Robert W. Munley, 1930-2019
Robert W. Munley, Munley Law Personal Injury Attorneys’s founder, was a Pennsylvania legal legend and personal injury law pioneer. He achieved record-setting verdicts and settlements on behalf of his clients in Pennsylvania and nationwide. He founded Munley Law Personal Injury Attorneys in 1959.
A Legal Pioneer
A United States Army veteran of the Korean War, Robert W. Munley graduated from the University of Scranton and Temple University School of Law, where he was a member of the Temple Law Review.
Bob, as he was known to his friends, family, and the legal community, was admitted to the Pennsylvania Bar in 1959. He served as an assistant district attorney in Lackawanna County for 10 years, during which time he prosecuted hundreds of cases.
In 1970, he embarked on full-time private practice with his brother, the late Senior U.S. District Judge James M. Munley, transitioning to civil practice in the mid-1970s. Together with his beloved wife Bernadine Munley, Bob built a legal practice devoted to the representation of the injured. Bob’s personal philosophy became his professional mission: that all people, regardless of power or wealth, should have equal access to the civil justice system.
Renowned for his courtroom rhetorical skills, Bob blazed new trails in emerging liability theories and trial techniques, and brought hundreds of cases to verdict. Bob’s pace-setting milestones included seven- and eight- figure recoveries before verdicts of such size were commonplace and occurred in cases ranging from simple automobile collisions to complex product liability litigation.
Bob’s body of work resulted in appellate decisions, some of which transformed American law in the area of the admissibility of trial evidence. For example: Mecca v. Lukasik, known locally as “the Mid-Valley Eight,” set the Pennsylvania standard for evidence of future earnings of children based on their stated career aspirations; O’Malley v. Peerless Petroleum also broke ground in the area of future wage loss recovery and use of hypothetical questions with experts. Madjic v. Cincinnati Machine Co., a product liability case, is regularly cited in court decisions around the United States for various evidentiary principles, and his case Bombar v. Upright Material Handling Inc. set nationally recognized standards in what constitutes bad faith in the handling of insurance claims.
Bob was elected and served as president of both the Lackawanna County Bar Association and the Pennsylvania Trial Lawyers Association and served on the Board of Governors of the American Association for Justice. He was listed in the Best Lawyers in America every year since 1993, and was among the first lawyers in the United States to earn Board Certification by the National Board of Trial Advocacy. He was a Fellow of both the American Board of Trial Advocates and the International Society of Barristers, and was named to the Irish Voice newspaper’s Irish Legal 100, the top 100 American lawyers of Irish descent.

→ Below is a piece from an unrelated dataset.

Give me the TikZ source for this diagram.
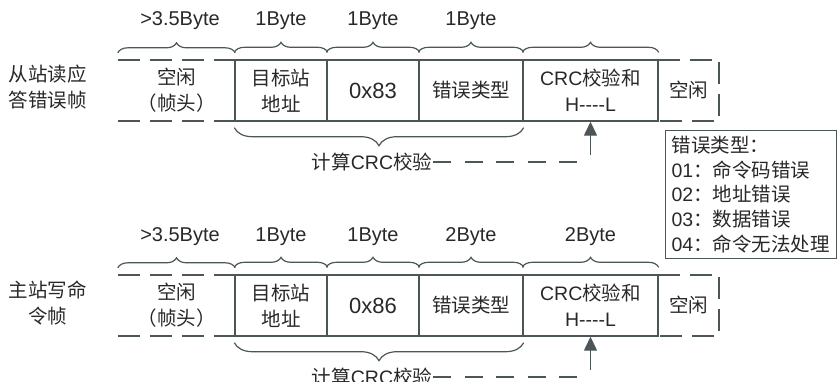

In recognition of Bob’s pioneering work in truck accident law, the American Association for Justice Trucking Litigation Group renamed its annual honor the Robert W. Munley Pursuit of Justice Award (formerly the “Chairman’s Award”) in 2020. The Robert W. Munley Pursuit of Justice Award is presented annually by the Chair of the Trucking Litigation Group to an attorney who has done extraordinary work to further the group’s objectives: educating other lawyers on trucking law matters and contributing to the improvement of highway safety through legal work and advocacy.